Pieno bilinguismo negli uffici, nelle scuole e sulla cartellonistica stradale, posti riservati nell’amministrazione statale e locale, giornali e televisioni dedicati e bilingui. Sono le prerogative concesse ai tedeschi dell’Alto Adige (o Südtirol, per l’appunto), ma che potranno essere appannaggio anche dei veneti, se il 29 novembre il Consiglio regionale darà il via libera alla legge sull’applicazione al «popolo veneto» della «Convenzione quadro per la protezione delle minoranze nazionali».
Esito pressoché scontato secondo i promotori, dal momento che ieri la commissione Affari Istituzionali di Ferro Fini ha approvato a larga maggioranza il progetto, sul quale però si allunga l’ombra dell’incostituzionalità.
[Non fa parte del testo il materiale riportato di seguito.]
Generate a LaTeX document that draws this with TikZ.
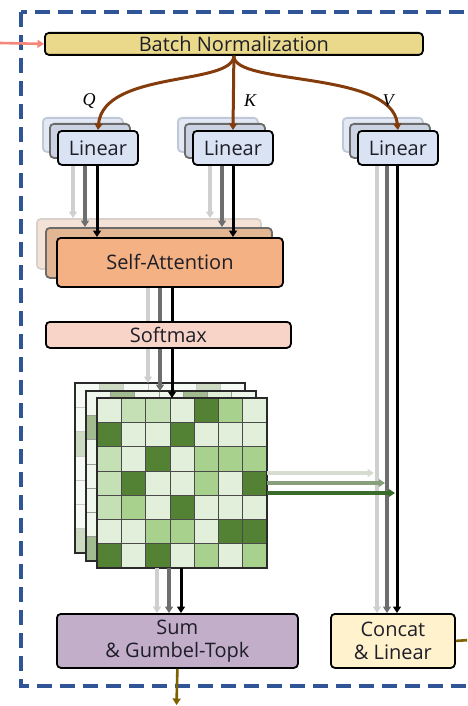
\documentclass[tikz,border=0pt]{standalone}
\usepackage{fontspec}
\setmainfont{Open Sans}
\newfontfamily\qkvfont{Liberation Serif}
\usetikzlibrary{arrows.meta}

\definecolor{frameblue}{HTML}{2F5597}
\definecolor{inpink}{HTML}{F4877A}
\definecolor{bnfill}{HTML}{EAD98A}
\definecolor{qkvbrown}{HTML}{843C0C}
\definecolor{linfill}{HTML}{DAE3F3}
\definecolor{lintwofill}{HTML}{CBD3E3}
\definecolor{lintwoline}{HTML}{6A6A6A}
\definecolor{linthreefill}{HTML}{E3E9F4}
\definecolor{linthreeline}{HTML}{BFC8D8}
\definecolor{safill}{HTML}{F4B183}
\definecolor{satwofill}{HTML}{E2B593}
\definecolor{satwoline}{HTML}{6B6B6B}
\definecolor{sathreefill}{HTML}{F4E2D6}
\definecolor{sathreeline}{HTML}{D8D0CA}
\definecolor{smfill}{HTML}{F8D3C7}
\definecolor{sumfill}{HTML}{C3AECA}
\definecolor{catfill}{HTML}{FFF2CC}
\definecolor{outolive}{HTML}{7F6000}
\definecolor{g1}{HTML}{E2EFDA}
\definecolor{g2}{HTML}{C5E0B4}
\definecolor{g3}{HTML}{A9D18E}
\definecolor{g4}{HTML}{548235}
\definecolor{gridline}{HTML}{4A4A4A}
\definecolor{gridedge}{HTML}{2A2A2A}
\definecolor{lightline}{HTML}{CFCFCF}
\definecolor{midline}{HTML}{6E6E6E}
\definecolor{hlight}{HTML}{D5DDD0}
\definecolor{hmid}{HTML}{87A07B}
\definecolor{hdark}{HTML}{3B6B2B}
\definecolor{txt}{HTML}{1E1E28}

% a 7x7 heat map: name, left, top, tint (percent), rows of colour indices
\newcommand\cellgrid[5]{%
  \foreach \cellrow [count=\gr from 0] in {#5}{%
    \foreach \cellval [count=\gk from 0] in \cellrow{%
      \fill[g\cellval!#4!white] (#2+\gk*24.3,#3+\gr*24.3) rectangle ++(24.3,24.3);
    }%
  }%
  \foreach \gi in {1,...,6}{%
    \draw[gridline!#4!white, line width=0.8pt] (#2+\gi*24.3,#3) -- ++(0,170.1);
    \draw[gridline!#4!white, line width=0.8pt] (#2,#3+\gi*24.3) -- ++(170.1,0);
  }%
  \node[draw=gridedge, line width=1.5pt, minimum size=170.1, inner sep=0pt,
        outer sep=0pt, anchor=north west] (#1) at (#2,#3) {};
}

\begin{document}
\begin{tikzpicture}[x=1pt,y=-1pt,
  box/.style={draw=black, line width=1.8pt, rounded corners=4pt, inner sep=0pt,
    anchor=north west, text=txt, align=center,
    font=\fontsize{20}{23}\selectfont},
  ghost/.style={line width=1.8pt, rounded corners=4pt, inner sep=0pt, anchor=north west},
  tip/.style={-{Triangle[length=6.5pt,width=8pt]}},
  qkv/.style={qkvbrown, line width=3pt, tip},
  lightarrow/.style={lightline, line width=3.6pt, tip},
  midarrow/.style={midline, line width=3.6pt, tip},
  darkarrow/.style={black, line width=3pt, tip},
  lab/.style={font=\qkvfont\itshape\fontsize{18}{18}\selectfont, inner sep=0pt},
]
\useasboundingbox (0,0) rectangle (467,706);
\clip (0,0) rectangle (467,706);

% outer dashed block
\draw[frameblue, line width=3.6pt, dash pattern=on 15pt off 8pt] (21,12) rectangle (500,686);

% column positions of the three parallel streams
\coordinate (qa) at (73,0);  \coordinate (qb) at (85,0);  \coordinate (qc) at (97,0);
\coordinate (ka) at (210,0); \coordinate (kb) at (222,0); \coordinate (kc) at (233,0);
\coordinate (va) at (377,0); \coordinate (vb) at (387,0); \coordinate (vc) at (397,0);
\coordinate (fa) at (148,0); \coordinate (fb) at (160,0); \coordinate (fc) at (172,0);
\coordinate (oa) at (157,0); \coordinate (ob) at (169,0); \coordinate (oc) at (181,0);
\coordinate (ha) at (0,473); \coordinate (hb) at (0,483); \coordinate (hc) at (0,493);

% batch normalization and input
\node[box, fill=bnfill, minimum width=378, minimum height=22] (bn) at (44,32) {Batch Normalization};
\coordinate (in) at (0,43);
\draw[inpink, line width=2.6pt, tip] (in) -- (bn.west);

% linear projections (three stacked heads each)
\foreach \n/\x in {q/57,k/192,v/357}{
  \node[ghost, draw=linthreeline, fill=linthreefill, minimum width=80, minimum height=34] (\n3) at (\x-15,117) {};
  \node[ghost, draw=lintwoline, fill=lintwofill, minimum width=80, minimum height=34] (\n2) at (\x-8,123) {};
  \node[box, fill=linfill, minimum width=80, minimum height=34] (\n1) at (\x,130) {Linear};
}

% Q, K, V branches
\draw[qkv] (bn.south) .. controls (233,86) and (104,70) .. (q1.north);
\draw[qkv] (bn.south) -- (kc |- k1.north);
\draw[qkv] (bn.south) .. controls (233,86) and (392,70) .. (v1.north);
\node[lab] (lq) at (89,101) {Q};
\node[lab] (lk) at (250,101) {K};
\node[lab] (lv) at (388,101) {V};

% self-attention heads
\node[ghost, draw=sathreeline, fill=sathreefill, minimum width=224, minimum height=50] (sa3) at (36,218) {};
\node[ghost, draw=satwoline, fill=satwofill, minimum width=226, minimum height=50] (sa2) at (45,227) {};
\node[box, fill=safill, minimum width=226, minimum height=49] (sa) at (56,237) {Self-Attention};

\draw[lightarrow] (qa |- q1.south) -- (qa |- sa3.north);
\draw[midarrow]   (qb |- q1.south) -- (qb |- sa2.north);
\draw[darkarrow]  (qc |- q1.south) -- (qc |- sa.north);
\draw[lightarrow] (ka |- k1.south) -- (ka |- sa3.north);
\draw[midarrow]   (kb |- k1.south) -- (kb |- sa2.north);
\draw[darkarrow]  (kc |- k1.south) -- (kc |- sa.north);

% attention maps
\cellgrid{g3m}{75}{383}{30}{{1,4,1,1,1,4,1},{1,1,1,4,1,1,1},{4,1,1,1,4,1,1},{1,1,4,1,1,1,4},{1,1,1,1,4,1,1},{1,4,1,1,1,1,1},{4,1,1,4,1,1,1}}
\cellgrid{g2m}{86}{391}{55}{{1,4,1,1,4,2,1},{4,1,1,1,2,1,1},{1,1,3,1,1,4,1},{1,1,4,1,1,1,2},{1,3,1,1,4,1,1},{1,1,1,2,1,1,3},{4,1,1,3,1,4,1}}
\cellgrid{g1m}{97}{398}{100}{{1,2,2,1,4,3,1},{4,1,1,4,1,1,1},{2,1,4,1,3,3,3},{2,4,1,1,3,1,4},{2,3,1,4,1,1,1},{1,1,3,3,1,4,4},{4,1,4,1,3,1,3}}

\draw[lightarrow] (fa |- sa.south) -- (fa |- g3m.north);
\draw[midarrow]   (fb |- sa.south) -- (fb |- g2m.north);
\draw[darkarrow]  (fc |- sa.south) -- (fc |- g1m.north);

\node[box, fill=smfill, minimum width=245, minimum height=26] (sm) at (45,321) {Softmax};

% output blocks
\node[box, fill=sumfill, minimum width=241, minimum height=54] (sum) at (56,613) {Sum\\\& Gumbel-Topk};
\node[box, fill=catfill, minimum width=124, minimum height=54] (cat) at (330,613) {Concat\\\& Linear};

\draw[lightarrow] (oa |- g1m.south) -- (oa |- sum.north);
\draw[midarrow]   (ob |- g1m.south) -- (ob |- sum.north);
\draw[darkarrow]  (oc |- g1m.south) -- (oc |- sum.north);

\draw[lightarrow] (va |- v1.south) -- (va |- cat.north);
\draw[midarrow]   (vb |- v1.south) -- (vb |- cat.north);
\draw[darkarrow]  (vc |- v1.south) -- (vc |- cat.north);

% attention weights applied to V
\draw[hlight, line width=3.4pt, tip, shorten >=3pt] (g1m.east |- ha) -- (va |- ha);
\draw[hmid, line width=3.4pt, tip, shorten >=2pt] (g1m.east |- hb) -- (vb |- hb);
\draw[hdark, line width=3.2pt, tip, shorten >=2pt] (g1m.east |- hc) -- (vc |- hc);

% block outputs
\coordinate (out) at (176.5,705);
\coordinate (exit) at (470,640);
\draw[outolive, line width=2.6pt, tip] (sum.south) -- (out);
\draw[outolive, line width=2.6pt] (cat.east) -- (exit);
\end{tikzpicture}
\end{document}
Proposto dai Comuni di Resana, Grantorto, Santa Lucia di Piave e Segusino, il testo è stato redatto da Loris Palmerini, presidente dell’Istituto Lingua Veneta. Vale a dire l’ente che, secondo quanto previsto dall’articolo 3, «opera come rappresentanza istituzionale della minoranza per quanto concerne l’attuazione delle disposizioni della legge n.302/1997», cioè la norma nazionale che ha ratificato l’accordo internazionale emanato dal Consiglio d’Europa nel 1995. Fra i suoi compiti, ad esempio, figurano il rilascio del patentino di bilinguismo («fin dall’ingresso del bambino all’asilo», assicurano) e la definizione della grafia ufficiale, fra le tante varietà, da utilizzare in pubblico.
Il progetto è stato comunque accolto e fatto proprio da un fronte piuttosto ampio del Palazzo: a votare a favore sono stati, oltre all’asse di governo del centrodestra, anche i pentastellati e una parte dei tosiani (contrario però il capogruppo Stefano Casali, così come dem e morettiani). Osserva il leghista Marino Finozzi, presidente della prima commissione: «Ci sono Paesi come il Brasile che hanno già riconosciuto al veneto il titolo di lingua e quindi non vedo perché riconosciamo il sardo e l’occitano, così come tante altre lingue che sicuramente sono parlate da una minoranza in Italia, mentre il veneto, che è parlato da 5 milioni di persone, non viene riconosciuto». Aggiungono i tosiani Giovanna Negro e Maurizio Conte: «Il popolo veneto, con il suo bilinguismo veneto-italiano, deve essere riconosciuto come “minoranza nazionale” al più presto». Per questo proprio il Veneto del Fare e la Lista Tosi hanno chiesto e ottenuto che l’ufficio di presidenza, guidato da Roberto Ciambetti, inserisse il punto già all’ordine del giorno della seduta consiliare di martedì 29 novembre, l’ultima utile prima del referendum costituzionale del 4 dicembre, «per accorciare i tempi in vista di eventuali variazioni o impedimenti che potrebbero sorgere con la riforma».
Il punto è cruciale. «A differenza delle minoranze linguistiche che sono presenti in Costituzione e sono espressamente di competenza statale — argomenta Palmerini — nell’attuale formulazione della Carta il riconoscimento delle minoranze nazionali spetta solo alle Regioni in quanto materia non espressa in Costituzione. Per rendere effettivi i diritti dei veneti come nazione, quindi, è sufficiente l’approvazione da parte del consiglio regionale e non c’è possibilità di interferenza da parte degli organi centrali». Quelli, semmai, vengono chiamati in causa per il finanziamento (statale) delle iniziative (venete). Il Pd è a dir poco perplesso. «Sinceramente — afferma Stefano Fracasso — non ci sentiamo una minoranza nazionale. Pensiamo che i veneti siano a tutti gli effetti degli italiani con le loro specificità e le loro eccellenze e anche con i loro vizi».
Per il costituzionalista Sandro De Nardi sussistono «profondi dubbi» sulla legittimità di una simile legge: «Anche se lo statuto regionale fa riferimento al “popolo veneto”, questo non significa che vi sia un riconoscimento del popolo veneto come nazione né sul piano internazionale né su quello interno. Gli statuti regionali non sono infatti Costituzioni, ma mere fonti di autonomia, cioè sono di rango subordinato alla Carta, pure alla luce della pacifica giurisprudenza costituzionale».